What a lot of old rubbish. The facts need re phrasing and placing in some context.

i) African distance running events are on the increase (perhaps even more so than according to the worldwide trend).

ii) There have been terrorist incidents in African countries (Mali, Burkina Faso, and Nigeria are cited, but we can also add Egypt, Tunisia, Cote D’Ivoire, Algeria, Somalia and Kenya).

iii) New marathons in Africa include events in Senegal, Sierra Leone, Liberia, Ghana, Cote D’Ivoire, Nigeria, Gabon and Zambia as well as more established races in Congo, Angola, Namibia, South Africa, Zimbabwe, Tanzania, Rwanda, Uganda, Kenya and Ethiopia.

iv) there are three countries common to these two lists: Cote D’Ivoire (where the terrorist incident at a resort hotel in March occurred after the article had been published) Nigeria and Kenya. Yet Kenya has held a high-profile Marathon (and hundreds of other local races) for many years without incident, and Nigeria has put on several races which have attracted foreign elite runners, also without incident.

Where the authorities ask fairly searching security questions of organisers in Africa – for example in South Africa – these focus primarily on the more common concern of traffic control and the installation of temporary race-related infrastructure rather than the possibility of bombs going off.

Where bombs do go off — outside of fully-fledged war zones — tends to be in European capital cities (as I write this news of the Brussels Airport and metro bombings was breaking). But even then there is no discernible connection to the many marathons that are run in Europe. The only incident of which I am aware was the cancellation of Macedonia’s Skopje Marathon in May 2015 on the eve of the race after an incident earlier that day in which eight policemen were killed in an anti-terrorist action in Kumanovo (a town 40km from Skopje). In a subsequent statement the marathon was cited as being one of the targets of the terrorist group.

Even the bombing which happened at the Boston Marathon two years earlier seemed not to have been specifically pre-planned.
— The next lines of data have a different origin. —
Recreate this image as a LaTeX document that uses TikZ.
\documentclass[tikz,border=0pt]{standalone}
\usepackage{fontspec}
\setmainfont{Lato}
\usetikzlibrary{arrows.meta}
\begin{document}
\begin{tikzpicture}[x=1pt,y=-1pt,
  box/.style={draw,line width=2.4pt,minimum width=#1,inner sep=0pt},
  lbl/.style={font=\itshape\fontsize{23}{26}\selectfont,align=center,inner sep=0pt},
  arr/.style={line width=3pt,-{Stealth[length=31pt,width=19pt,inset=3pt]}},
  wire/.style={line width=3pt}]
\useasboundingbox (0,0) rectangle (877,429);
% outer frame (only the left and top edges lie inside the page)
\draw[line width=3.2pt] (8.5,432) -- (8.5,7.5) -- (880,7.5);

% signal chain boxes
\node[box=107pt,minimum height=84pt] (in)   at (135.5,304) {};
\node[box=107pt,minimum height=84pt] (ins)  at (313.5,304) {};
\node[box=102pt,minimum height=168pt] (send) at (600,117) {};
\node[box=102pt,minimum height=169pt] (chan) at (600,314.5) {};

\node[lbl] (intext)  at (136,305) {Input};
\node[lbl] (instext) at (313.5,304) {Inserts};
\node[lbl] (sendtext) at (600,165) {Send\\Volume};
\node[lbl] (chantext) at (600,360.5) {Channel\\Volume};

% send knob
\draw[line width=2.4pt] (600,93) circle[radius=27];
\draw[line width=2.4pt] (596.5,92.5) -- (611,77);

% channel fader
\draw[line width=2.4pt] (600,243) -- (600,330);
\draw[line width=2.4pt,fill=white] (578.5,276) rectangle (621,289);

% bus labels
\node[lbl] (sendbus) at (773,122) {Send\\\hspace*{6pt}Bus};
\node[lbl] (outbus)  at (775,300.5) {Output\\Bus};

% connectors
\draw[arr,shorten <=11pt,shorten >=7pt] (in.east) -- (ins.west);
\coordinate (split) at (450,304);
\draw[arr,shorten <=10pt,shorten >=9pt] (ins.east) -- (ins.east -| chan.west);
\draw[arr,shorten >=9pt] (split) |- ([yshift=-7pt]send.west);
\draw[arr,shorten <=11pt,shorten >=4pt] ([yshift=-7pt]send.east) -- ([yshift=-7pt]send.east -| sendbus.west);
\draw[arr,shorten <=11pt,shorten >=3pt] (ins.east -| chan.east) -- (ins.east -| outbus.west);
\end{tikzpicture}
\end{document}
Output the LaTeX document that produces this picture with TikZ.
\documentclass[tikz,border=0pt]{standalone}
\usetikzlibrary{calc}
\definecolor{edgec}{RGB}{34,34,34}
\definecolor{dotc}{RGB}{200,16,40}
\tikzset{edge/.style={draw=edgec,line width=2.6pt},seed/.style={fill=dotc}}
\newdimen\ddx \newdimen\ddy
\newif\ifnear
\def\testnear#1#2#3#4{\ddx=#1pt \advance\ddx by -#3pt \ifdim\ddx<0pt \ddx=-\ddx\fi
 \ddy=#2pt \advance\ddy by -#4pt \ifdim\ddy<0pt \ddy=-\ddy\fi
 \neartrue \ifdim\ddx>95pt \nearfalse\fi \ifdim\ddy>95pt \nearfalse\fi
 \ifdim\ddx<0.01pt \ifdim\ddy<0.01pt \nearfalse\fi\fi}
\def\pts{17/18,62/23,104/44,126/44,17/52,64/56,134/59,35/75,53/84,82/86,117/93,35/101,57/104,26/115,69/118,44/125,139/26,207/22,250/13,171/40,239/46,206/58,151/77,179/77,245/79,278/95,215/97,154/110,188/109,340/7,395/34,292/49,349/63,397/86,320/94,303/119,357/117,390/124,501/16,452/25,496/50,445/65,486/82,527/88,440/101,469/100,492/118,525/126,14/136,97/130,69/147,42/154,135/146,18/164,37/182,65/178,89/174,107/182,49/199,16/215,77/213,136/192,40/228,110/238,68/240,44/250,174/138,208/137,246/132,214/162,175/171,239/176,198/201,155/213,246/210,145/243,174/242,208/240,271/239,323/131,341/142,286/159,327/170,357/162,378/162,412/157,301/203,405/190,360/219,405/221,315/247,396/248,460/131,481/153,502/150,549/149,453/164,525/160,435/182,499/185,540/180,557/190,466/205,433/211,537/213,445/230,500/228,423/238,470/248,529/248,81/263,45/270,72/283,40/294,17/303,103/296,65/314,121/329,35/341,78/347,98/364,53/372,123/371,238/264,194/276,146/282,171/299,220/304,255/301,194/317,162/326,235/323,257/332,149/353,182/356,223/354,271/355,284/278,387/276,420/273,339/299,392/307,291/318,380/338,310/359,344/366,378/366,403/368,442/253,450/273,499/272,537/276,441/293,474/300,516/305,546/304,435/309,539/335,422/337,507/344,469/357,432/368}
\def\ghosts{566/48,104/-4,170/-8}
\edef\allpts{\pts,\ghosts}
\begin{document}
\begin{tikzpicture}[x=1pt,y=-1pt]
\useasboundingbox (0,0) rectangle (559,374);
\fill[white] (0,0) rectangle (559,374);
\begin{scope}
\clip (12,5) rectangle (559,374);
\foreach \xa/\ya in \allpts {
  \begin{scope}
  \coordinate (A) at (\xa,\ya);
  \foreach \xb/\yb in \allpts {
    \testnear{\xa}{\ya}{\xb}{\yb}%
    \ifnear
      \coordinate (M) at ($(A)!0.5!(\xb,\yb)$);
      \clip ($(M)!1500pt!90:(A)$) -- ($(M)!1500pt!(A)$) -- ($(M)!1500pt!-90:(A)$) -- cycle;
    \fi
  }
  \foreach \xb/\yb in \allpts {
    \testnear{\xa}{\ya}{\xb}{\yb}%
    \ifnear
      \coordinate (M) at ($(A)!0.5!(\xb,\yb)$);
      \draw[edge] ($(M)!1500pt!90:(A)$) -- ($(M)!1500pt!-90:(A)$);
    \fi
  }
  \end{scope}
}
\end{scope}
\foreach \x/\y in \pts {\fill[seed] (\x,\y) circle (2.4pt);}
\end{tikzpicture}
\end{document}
The Runners World website reported that according to wire agencies Dzhokhar Tsarnaev told the FBI that he and his brother Tamerlan had chosen the marathon finish area because it was a “target of opportunity.” The brothers had originally planned their attack for Independence Day on 4 July but finished making their bombs earlier than expected and picked the crowded, open, high-visibility finishing stretch of the marathon instead.

The Great Ethiopian Run is the largest running event in Africa with over 40,000 runners massing in the centre of Addis Ababa for the race start. Race director Ermias Ayele, who has also worked on running events in South Sudan, Liberia and Ghana, argues that despite the huge numbers the impact of a terrorist attack would probably not be as far-reaching as an attack on a more everyday event. “People only come to the race once a year but they go to the market at least on a weekly basis. If you want to spread a climate of fear and suspicion and disrupt people’s lives then you would target somewhere that they go regularly”. The frequent attacks on public transport facilities in major cities would appear to lend support to this view.

Rather than acting as targets for terrorists mass participation marathons have more frequently acted as a medium through which the healing process is manifested. They have provided a means by which to express feelings of solidarity and affirmation in the aftermath of terrorist outrages. Such has been the case in Washington DC and New York City in 2001, in Madrid in 2004 and in Mumbai in 2008 — all these cities held marathons within a few weeks of terrorist atrocities being committed. Is there any reason to suppose that marathons held in Cote D’Ivoire or Nigeria would not be able to fulfil the same purpose?

* In fact it has been twice: five years before the Tsarnayev brothers planted their bombs along the side of Boston’s Boyleston Street finishing straight a suicide bomber lined up at the start of an event in Sri Lanka on 5 April 2008 and detonated himself, successfully assassinating the Government Minister of Highways he had targeted. “Collateral damage” included killing two others – an Olympic runner and a national coach – and injuring ‘up to’ 100 runners who happened to line up for the race.